Code that draws figures

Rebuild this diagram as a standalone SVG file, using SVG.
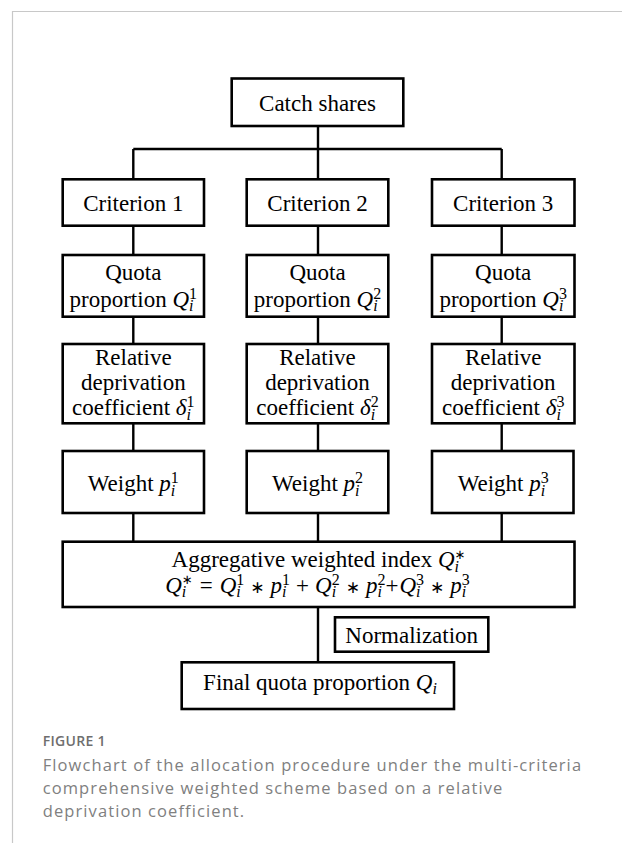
<svg xmlns="http://www.w3.org/2000/svg" width="622" height="843" viewBox="0 0 622 843">
<style>
.frame{stroke:#c8c8c8;stroke-width:1.2;fill:none}
.box{fill:#fff;stroke:#000;stroke-width:2.6}
.ln{stroke:#000;stroke-width:2.4;fill:none}
.t{font-family:"Liberation Serif","Times New Roman",serif;font-size:23px;fill:#000;text-anchor:middle}
.i{font-style:italic}
.s{font-size:16px}
.si{font-size:16px;font-style:italic}
.op{font-family:"DejaVu Sans",sans-serif;font-size:17px}
.sop{font-family:"DejaVu Sans",sans-serif;font-size:13px}
.cap{font-family:"Open Sans","Noto Sans",sans-serif;font-size:16.5px;fill:#808080;letter-spacing:1.1px}
.fig{font-family:"Open Sans","Noto Sans",sans-serif;font-size:14px;font-weight:600;fill:#6e6e6e;letter-spacing:0.3px}
</style>
<path class="frame" d="M12.5,843 V11.5 H622"/>
<g id="connectors">
<path class="ln" d="M318,126 V149 M133.3,149 H501.7 M133.3,149 V179.3 M318,149 V179.3 M501.7,149 V179.3"/>
<path class="ln" d="M133.3,225.7 V255 M318,225.7 V255 M501.7,225.7 V255"/>
<path class="ln" d="M133.3,316.7 V344 M318,316.7 V344 M501.7,316.7 V344"/>
<path class="ln" d="M133.3,423.3 V451 M318,423.3 V451 M501.7,423.3 V451"/>
<path class="ln" d="M133.3,513 V541.7 M318,513 V541.7 M501.7,513 V541.7"/>
<path class="ln" d="M318,607 V662.3"/>
</g>
<g id="catch-shares">
<rect class="box" x="231.7" y="78.5" width="171.6" height="47.5"/>
<text class="t" x="317.5" y="110.5">Catch shares</text>
</g>
<g id="criterion-1">
<rect class="box" x="62.7" y="179.3" width="141.3" height="46.4"/>
<text class="t" x="133.3" y="210.5">Criterion 1</text>
</g>
<g id="criterion-2">
<rect class="box" x="246.7" y="179.3" width="141.6" height="46.4"/>
<text class="t" x="317.5" y="210.5">Criterion 2</text>
</g>
<g id="criterion-3">
<rect class="box" x="432" y="179.3" width="142.5" height="46.4"/>
<text class="t" x="503.2" y="210.5">Criterion 3</text>
</g>
<g id="quota-1">
<rect class="box" x="62.7" y="255" width="141.3" height="61.7"/>
<text class="t" x="133.3" y="280">Quota</text>
<text class="t" x="133.3" y="306.5">proportion <tspan class="i">Q</tspan><tspan class="si" dy="4.5">i</tspan><tspan class="s" dx="-4.45" dy="-12.5">1</tspan></text>
</g>
<g id="quota-2">
<rect class="box" x="246.7" y="255" width="141.6" height="61.7"/>
<text class="t" x="317.5" y="280">Quota</text>
<text class="t" x="317.5" y="306.5">proportion <tspan class="i">Q</tspan><tspan class="si" dy="4.5">i</tspan><tspan class="s" dx="-4.45" dy="-12.5">2</tspan></text>
</g>
<g id="quota-3">
<rect class="box" x="432" y="255" width="142.5" height="61.7"/>
<text class="t" x="503.2" y="280">Quota</text>
<text class="t" x="503.2" y="306.5">proportion <tspan class="i">Q</tspan><tspan class="si" dy="4.5">i</tspan><tspan class="s" dx="-4.45" dy="-12.5">3</tspan></text>
</g>
<g id="rdc-1">
<rect class="box" x="62.7" y="344" width="141.3" height="79.3"/>
<text class="t" x="133.3" y="364.5">Relative</text>
<text class="t" x="133.3" y="390">deprivation</text>
<text class="t" x="133.3" y="415">coefficient <tspan class="i">δ</tspan><tspan class="si" dy="4.5">i</tspan><tspan class="s" dx="-4.45" dy="-12.5">1</tspan></text>
</g>
<g id="rdc-2">
<rect class="box" x="246.7" y="344" width="141.6" height="79.3"/>
<text class="t" x="317.5" y="364.5">Relative</text>
<text class="t" x="317.5" y="390">deprivation</text>
<text class="t" x="317.5" y="415">coefficient <tspan class="i">δ</tspan><tspan class="si" dy="4.5">i</tspan><tspan class="s" dx="-4.45" dy="-12.5">2</tspan></text>
</g>
<g id="rdc-3">
<rect class="box" x="432" y="344" width="142.5" height="79.3"/>
<text class="t" x="503.2" y="364.5">Relative</text>
<text class="t" x="503.2" y="390">deprivation</text>
<text class="t" x="503.2" y="415">coefficient <tspan class="i">δ</tspan><tspan class="si" dy="4.5">i</tspan><tspan class="s" dx="-4.45" dy="-12.5">3</tspan></text>
</g>
<g id="weight-1">
<rect class="box" x="62.7" y="451" width="141.3" height="62"/>
<text class="t" x="133.3" y="491">Weight <tspan class="i">p</tspan><tspan class="si" dy="4.5">i</tspan><tspan class="s" dx="-4.45" dy="-12.5">1</tspan></text>
</g>
<g id="weight-2">
<rect class="box" x="246.7" y="451" width="141.6" height="62"/>
<text class="t" x="317.5" y="491">Weight <tspan class="i">p</tspan><tspan class="si" dy="4.5">i</tspan><tspan class="s" dx="-4.45" dy="-12.5">2</tspan></text>
</g>
<g id="weight-3">
<rect class="box" x="432" y="451" width="141.5" height="62"/>
<text class="t" x="503.2" y="491">Weight <tspan class="i">p</tspan><tspan class="si" dy="4.5">i</tspan><tspan class="s" dx="-4.45" dy="-12.5">3</tspan></text>
</g>
<g id="aggregate">
<rect class="box" x="62.7" y="541.7" width="511.8" height="65.3"/>
<text class="t" x="318.5" y="567.3">Aggregative weighted index <tspan class="i">Q</tspan><tspan class="si" dy="4.5">i</tspan><tspan class="sop" dx="-4.45" dy="-13">∗</tspan></text>
<text class="t" x="317.5" y="592.7"><tspan class="i">Q</tspan><tspan class="si" dy="4.5">i</tspan><tspan class="sop" dx="-4.45" dy="-13">∗</tspan><tspan dx="7" dy="8.5">=</tspan><tspan class="i" dx="7">Q</tspan><tspan class="si" dy="4.5">i</tspan><tspan class="s" dx="-4.45" dy="-12.5">1</tspan><tspan class="op" dx="6" dy="8">∗</tspan><tspan class="i" dx="6">p</tspan><tspan class="si" dy="4.5">i</tspan><tspan class="s" dx="-4.45" dy="-12.5">1</tspan><tspan dx="6" dy="8">+</tspan><tspan class="i" dx="6">Q</tspan><tspan class="si" dy="4.5">i</tspan><tspan class="s" dx="-4.45" dy="-12.5">2</tspan><tspan class="op" dx="6" dy="8">∗</tspan><tspan class="i" dx="6">p</tspan><tspan class="si" dy="4.5">i</tspan><tspan class="s" dx="-4.45" dy="-12.5">2</tspan><tspan dx="0" dy="8">+</tspan><tspan class="i" dx="1">Q</tspan><tspan class="si" dy="4.5">i</tspan><tspan class="s" dx="-4.45" dy="-12.5">3</tspan><tspan class="op" dx="6" dy="8">∗</tspan><tspan class="i" dx="6">p</tspan><tspan class="si" dy="4.5">i</tspan><tspan class="s" dx="-4.45" dy="-12.5">3</tspan></text>
</g>
<g id="normalization">
<rect class="box" x="335" y="617.3" width="153.3" height="34.4"/>
<text class="t" x="411.7" y="642.5">Normalization</text>
</g>
<g id="final">
<rect class="box" x="181.7" y="662.3" width="272.3" height="46.7"/>
<text class="t" x="320" y="689.5">Final quota proportion <tspan class="i">Q</tspan><tspan class="si" dy="4.5">i</tspan></text>
</g>
<g id="caption">
<text class="fig" x="42.7" y="746">FIGURE 1</text>
<text class="cap" x="42.7" y="770.5">Flowchart of the allocation procedure under the multi-criteria</text>
<text class="cap" x="42.7" y="794">comprehensive weighted scheme based on a relative</text>
<text class="cap" x="42.7" y="817.3">deprivation coefficient.</text>
</g>
</svg>
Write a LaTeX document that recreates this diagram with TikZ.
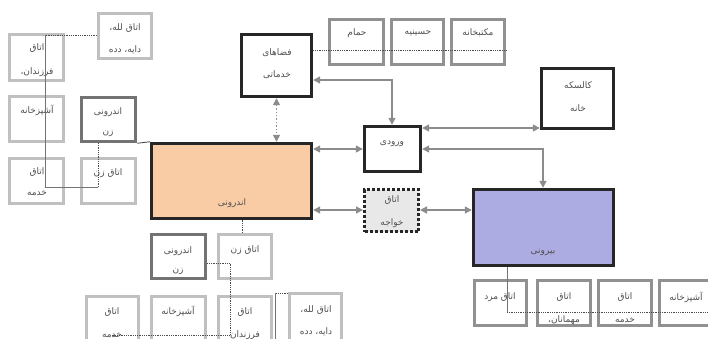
\documentclass[tikz,border=0pt]{standalone}
\usepackage{fontspec}
\usetikzlibrary{arrows.meta,calc}
\TeXXeTstate=1
\newfontfamily\fafont[Script=Arabic]{DejaVu Sans}
\newcommand\fr[1]{\beginR #1\endR}
\definecolor{peach}{RGB}{250,204,166}
\definecolor{lav}{RGB}{172,172,226}
\definecolor{khg}{RGB}{232,232,232}
\definecolor{txtc}{RGB}{80,80,80}
\definecolor{arrc}{RGB}{140,140,140}
\definecolor{litec}{RGB}{192,192,192}
\definecolor{medc}{RGB}{145,145,145}
\definecolor{darkc}{RGB}{115,115,115}
\newcommand\mkbox[6]{\node[#6, minimum width={(#4-#2-3)*1pt}, minimum height={(#5-#3-3)*1pt}] (#1) at ({(#2+#4)/2},{(#3+#5)/2}) {};}
\tikzset{
  bxbase/.style={rectangle, inner sep=0pt, line width=3pt},
  mainbox/.style={bxbase, draw=black!85, line width=3.4pt},
  litebox/.style={bxbase, draw=litec},
  medbox/.style={bxbase, draw=medc},
  darkbox/.style={bxbase, draw=darkc, line width=3.5pt},
  txt/.style={font=\fafont\fontsize{9}{10}\selectfont, text=txtc, inner sep=0pt},
  arr/.style={draw=arrc, line width=1.4pt, {Triangle[length=7pt,width=7pt,fill=arrc]}-{Triangle[length=7pt,width=7pt,fill=arrc]}},
  dotln/.style={draw=black!70, line width=0.8pt, densely dotted},
  thinln/.style={draw=black!55, line width=0.7pt},
}
\begin{document}
\begin{tikzpicture}[x=1pt,y=-1pt]
\useasboundingbox (0,0) rectangle (708,338);
\clip (0,0) rectangle (708,338);
\fill[white] (0,0) rectangle (708,338);
% top-left cluster
\mkbox{lale1}{97}{12}{153}{60}{litebox}
\mkbox{farz1}{8}{33}{65}{82}{litebox}
\mkbox{ashp1}{8}{95}{65}{143}{litebox}
\mkbox{andz1}{80}{96}{137}{143}{darkbox}
\mkbox{khad1}{8}{157}{65}{205}{litebox}
\mkbox{zan1}{80}{157}{137}{205}{litebox}
% main boxes
\mkbox{fz}{240}{33}{313}{98}{mainbox}
\mkbox{hm}{328}{18}{385}{66}{medbox}
\mkbox{hs}{390}{18}{445}{66}{medbox}
\mkbox{mk}{450}{18}{506}{66}{medbox}
\mkbox{kl}{540}{67}{615}{130}{mainbox}
\mkbox{vr}{363}{125}{422}{173}{mainbox}
\mkbox{an}{150}{142}{313}{220}{mainbox, fill=peach}
\mkbox{kh}{363}{188}{420}{233}{mainbox, line width=3pt, fill=khg, dotted}
\mkbox{br}{472}{188}{615}{267}{mainbox, fill=lav}
% bottom right row
\mkbox{b1}{473}{279}{528}{327}{medbox}
\mkbox{b2}{536}{279}{592}{327}{medbox}
\mkbox{b3}{597}{279}{653}{327}{medbox}
\mkbox{b4}{658}{279}{715}{327}{medbox}
% bottom-left cluster
\mkbox{andz2}{150}{233}{207}{280}{darkbox}
\mkbox{zan2}{217}{233}{273}{280}{litebox}
\mkbox{khad2}{85}{295}{140}{352}{litebox}
\mkbox{ashp2}{150}{295}{207}{352}{litebox}
\mkbox{farz2}{217}{295}{273}{352}{litebox}
\mkbox{lale2}{288}{292}{343}{352}{litebox}
% texts
\node[txt] (lale1-a) at (125,28) {\fr{اتاق لله،}};
\node[txt] (lale1-b) at (125,50) {\fr{دایه، دده}};
\node[txt] (farz1-a) at (37,48) {\fr{اتاق}};
\node[txt] (farz1-b) at (37,72) {\fr{فرزندان،}};
\node[txt] (ashp1-a) at (37,110) {\fr{آشپزخانه}};
\node[txt] (andz1-a) at (108,112) {\fr{اندرونی}};
\node[txt] (andz1-b) at (108,134) {\fr{زن}};
\node[txt] (khad1-a) at (37,172) {\fr{اتاق}};
\node[txt] (khad1-b) at (37,193) {\fr{خدمه}};
\node[txt] (zan1-a) at (108,173) {\fr{اتاق زن}};
\node[txt] (fz-a) at (277,53) {\fr{فضاهای}};
\node[txt] (fz-b) at (277,75) {\fr{خدماتی}};
\node[txt] (hm-a) at (357,33) {\fr{حمام}};
\node[txt] (hs-a) at (418,33) {\fr{حسینیه}};
\node[txt] (mk-a) at (478,33) {\fr{مکتبخانه}};
\node[txt] (kl-a) at (578,85) {\fr{کالسکه}};
\node[txt] (kl-b) at (578,108) {\fr{خانه}};
\node[txt] (vr-a) at (392,144) {\fr{ورودی}};
\node[txt] (an-a) at (232,203) {\fr{اندرونی}};
\node[txt] (kh-a) at (392,200) {\fr{اتاق}};
\node[txt] (kh-b) at (392,223) {\fr{خواجه}};
\node[txt] (br-a) at (543,252) {\fr{بیرونی}};
\node[txt] (b1-a) at (500,297) {\fr{اتاق مرد}};
\node[txt] (b2-a) at (564,297) {\fr{اتاق}};
\node[txt] (b2-b) at (564,320) {\fr{مهمانان،}};
\node[txt] (b3-a) at (625,297) {\fr{اتاق}};
\node[txt] (b3-b) at (625,320) {\fr{خدمه}};
\node[txt] (b4-a) at (686,297) {\fr{آشپزخانه}};
\node[txt] (andz2-a) at (178,251) {\fr{اندرونی}};
\node[txt] (andz2-b) at (178,272) {\fr{زن}};
\node[txt] (zan2-a) at (245,250) {\fr{اتاق زن}};
\node[txt] (khad2-a) at (112,312) {\fr{اتاق}};
\node[txt] (khad2-b) at (112,335) {\fr{خدمه}};
\node[txt] (ashp2-a) at (178,311) {\fr{آشپزخانه}};
\node[txt] (farz2-a) at (245,312) {\fr{اتاق}};
\node[txt] (farz2-b) at (245,335) {\fr{فرزندان}};
\node[txt] (lale2-a) at (316,310) {\fr{اتاق لله،}};
\node[txt] (lale2-b) at (316,332) {\fr{دایه، دده}};
% coordinates
\coordinate (tl1) at (45,35);
\coordinate (tl2) at (45,187);
\coordinate (tl3) at (98,187);
\coordinate (bl1) at (230,263);
\coordinate (bl2) at (230,335);
\coordinate (bl3) at (112,335);
\coordinate (bl4) at (275,293);
\coordinate (bl5) at (275,345);
\coordinate (br1) at (507,312);
\coordinate (br2) at (715,312);
\coordinate (tp) at (0,50);
\coordinate (ar2) at (392,80);
\coordinate (ar3) at (0,149);
\coordinate (ar4) at (0,210);
\coordinate (ar6) at (0,128);
\coordinate (ar7) at (543,149);
% thin connectors
\draw[dotln] (lale1.west |- tl1) -- (tl1);
\draw[thinln] (tl1) -- (tl2) -- (tl3);
\draw[dotln] (tl3) -- (andz1.south -| tl3);
\draw[draw=black!75, line width=0.8pt] (andz1.south east) -- (an.north west);
\draw[dotln] (fz.east |- tp) -- (mk.east |- tp);
\draw[dotln] (zan2.north -| 242,0) -- (an.south -| 242,0);
\draw[dotln] (andz2.east |- bl1) -- (bl1) -- (bl2) -- (bl3);
\draw[dotln] (lale2.west |- bl4) -- (bl4);
\draw[thinln] (bl4) -- (bl5);
\draw[thinln] (br.south -| br1) -- (br1);
\draw[dotln] (br1) -- (br2);
% arrows
\draw[arr, dotted] (fz.south) -- (an.north -| fz.south);
\draw[arr] (fz.east |- ar2) -- (ar2) -- (ar2 |- vr.north);
\draw[arr] (an.east |- ar3) -- (vr.west |- ar3);
\draw[arr] (an.east |- ar4) -- (kh.west |- ar4);
\draw[arr] (kh.east |- ar4) -- (br.west |- ar4);
\draw[arr] (vr.east |- ar6) -- (kl.west |- ar6);
\draw[arr] (vr.east |- ar7) -- (ar7) -- (ar7 |- br.north);
\end{tikzpicture}
\end{document}
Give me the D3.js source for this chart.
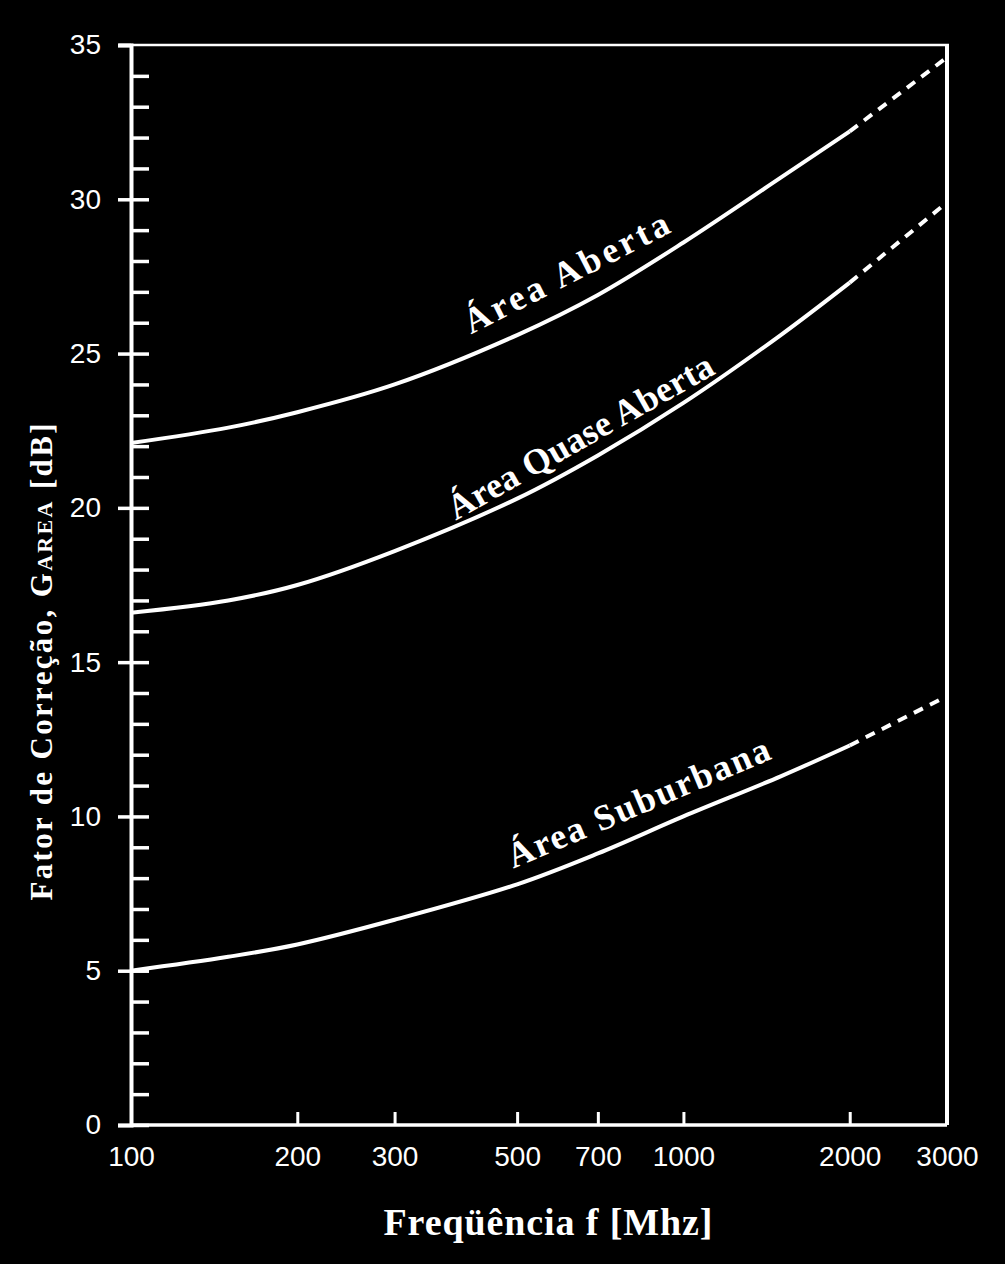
<!DOCTYPE html>
<html><head><meta charset="utf-8">
<script src="https://cdn.jsdelivr.net/npm/d3@7"></script>
<style>
html,body{margin:0;padding:0;background:#000;}
svg{display:block;}
</style></head>
<body>
<script>
// ---- data ----
const freqs = [100, 150, 200, 300, 500, 700, 1000, 1500, 2000];
const freqsExt = [2000, 3000];
const openArea = [22.1, 22.6, 23.1, 24.0, 25.6, 26.9, 28.6, 30.7, 32.2];
const openAreaExt = [32.2, 34.6];
const quasiOpen = [16.6, 17.0, 17.5, 18.6, 20.3, 21.7, 23.4, 25.6, 27.3];
const quasiOpenExt = [27.3, 29.9];
const suburban = [5.0, 5.45, 5.85, 6.65, 7.8, 8.8, 10.0, 11.3, 12.3];
const suburbanExt = [12.3, 13.9];
const xTickValues = [100, 200, 300, 500, 700, 1000, 2000, 3000];
const yMajorTicks = [0, 5, 10, 15, 20, 25, 30, 35];
const yMinorTicks = d3.range(0, 36, 1);
const seriesLabels = ["Área Aberta", "Área Quase Aberta", "Área Suburbana"];
const xTitle = "Freqüência f [Mhz]";

const W = 1005, H = 1264;
const svg = d3.select("body").append("svg").attr("width", W).attr("height", H)
  .style("background", "#000");

const x = d3.scaleLog().domain([100, 3000]).range([131, 947]);
const y = d3.scaleLinear().domain([0, 35]).range([1125, 45]);

const white = "#fff";

// frame
svg.append("line").attr("x1", 119).attr("x2", 949).attr("y1", y(35)).attr("y2", y(35))
  .attr("stroke", white).attr("stroke-width", 2.5);
svg.append("line").attr("x1", x(3000)).attr("x2", x(3000)).attr("y1", y(35)).attr("y2", y(0))
  .attr("stroke", white).attr("stroke-width", 4);
svg.append("line").attr("x1", x(100)).attr("x2", x(3000)).attr("y1", y(0)).attr("y2", y(0))
  .attr("stroke", white).attr("stroke-width", 3.5);

// y axis: major labels + outward ticks
const gy = svg.append("g").attr("transform", `translate(${x(100)},0)`)
  .call(d3.axisLeft(y).tickValues(yMajorTicks).tickSize(13).tickPadding(17)
    .tickFormat(d3.format("d")));
gy.select(".domain").attr("stroke", white).attr("stroke-width", 4);
gy.selectAll(".tick line").attr("stroke", white).attr("stroke-width", 3.5);
gy.selectAll(".tick text").attr("fill", white)
  .style("font-family", "'Liberation Sans', Arial, sans-serif").style("font-size", "28px");

// y axis: inward ticks (all units)
const gy2 = svg.append("g").attr("transform", `translate(${x(100)},0)`)
  .call(d3.axisLeft(y).tickValues(yMinorTicks.filter(d => d < 35)).tickSize(-18).tickFormat(""));
gy2.select(".domain").remove();
gy2.selectAll(".tick line").attr("stroke", white).attr("stroke-width", 3.5);

// x axis
const gx = svg.append("g").attr("transform", `translate(0,${y(0)})`)
  .call(d3.axisBottom(x).tickValues(xTickValues).tickSize(-13).tickPadding(21)
    .tickFormat(d3.format("d")));
gx.select(".domain").remove();
gx.selectAll(".tick line").attr("stroke", white).attr("stroke-width", 3)
  .attr("display", d => (d === 100 || d === 3000) ? "none" : null);
gx.selectAll(".tick text").attr("fill", white)
  .style("font-family", "'Liberation Sans', Arial, sans-serif").style("font-size", "28px");

// curves
const line = d3.line().x(d => x(d[0])).y(d => y(d[1])).curve(d3.curveCatmullRom.alpha(0.5));
const solid = [openArea, quasiOpen, suburban];
const ext = [openAreaExt, quasiOpenExt, suburbanExt];
solid.forEach((s, i) => {
  svg.append("path").datum(freqs.map((f, j) => [f, s[j]]))
    .attr("d", line).attr("fill", "none").attr("stroke", white).attr("stroke-width", 4);
  svg.append("path").datum(freqsExt.map((f, j) => [f, ext[i][j]]))
    .attr("d", line).attr("fill", "none").attr("stroke", white).attr("stroke-width", 4)
    .attr("stroke-dasharray", "10,8");
});

// curve labels
const labelPos = [
  {cx: 566, cy: 272, a: -27, len: 226},
  {cx: 580, cy: 436, a: -29.5, len: 300},
  {cx: 638, cy: 802, a: -23, len: 282}
];
seriesLabels.forEach((t, i) => {
  const p = labelPos[i];
  svg.append("text").attr("transform", `translate(${p.cx},${p.cy}) rotate(${p.a})`)
    .attr("text-anchor", "middle").attr("dy", "0.35em")
    .attr("textLength", p.len).attr("lengthAdjust", "spacing")
    .attr("fill", white).style("font-family", "'Liberation Serif', 'Times New Roman', serif")
    .style("font-weight", "bold").style("font-size", "36px").text(t);
});

// y title
const yt = svg.append("text").attr("transform", "translate(52,662) rotate(-90)")
  .attr("text-anchor", "middle").attr("textLength", 477).attr("lengthAdjust", "spacing")
  .attr("fill", white).style("font-family", "'Liberation Serif', 'Times New Roman', serif")
  .style("font-weight", "bold").style("font-size", "31px");
yt.append("tspan").text("Fator de Correção, G");
yt.append("tspan").style("font-size", "22px").text("AREA");
yt.append("tspan").text(" [dB]");

// x title
svg.append("text").attr("x", 548).attr("y", 1235).attr("text-anchor", "middle")
  .attr("textLength", 329).attr("lengthAdjust", "spacing")
  .attr("fill", white).style("font-family", "'Liberation Serif', 'Times New Roman', serif")
  .style("font-weight", "bold").style("font-size", "38px").text(xTitle);
</script>
</body></html>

:: Required work ::
Return nothing except the number of lines that include the string "diagram".

:: Expected answer ::
2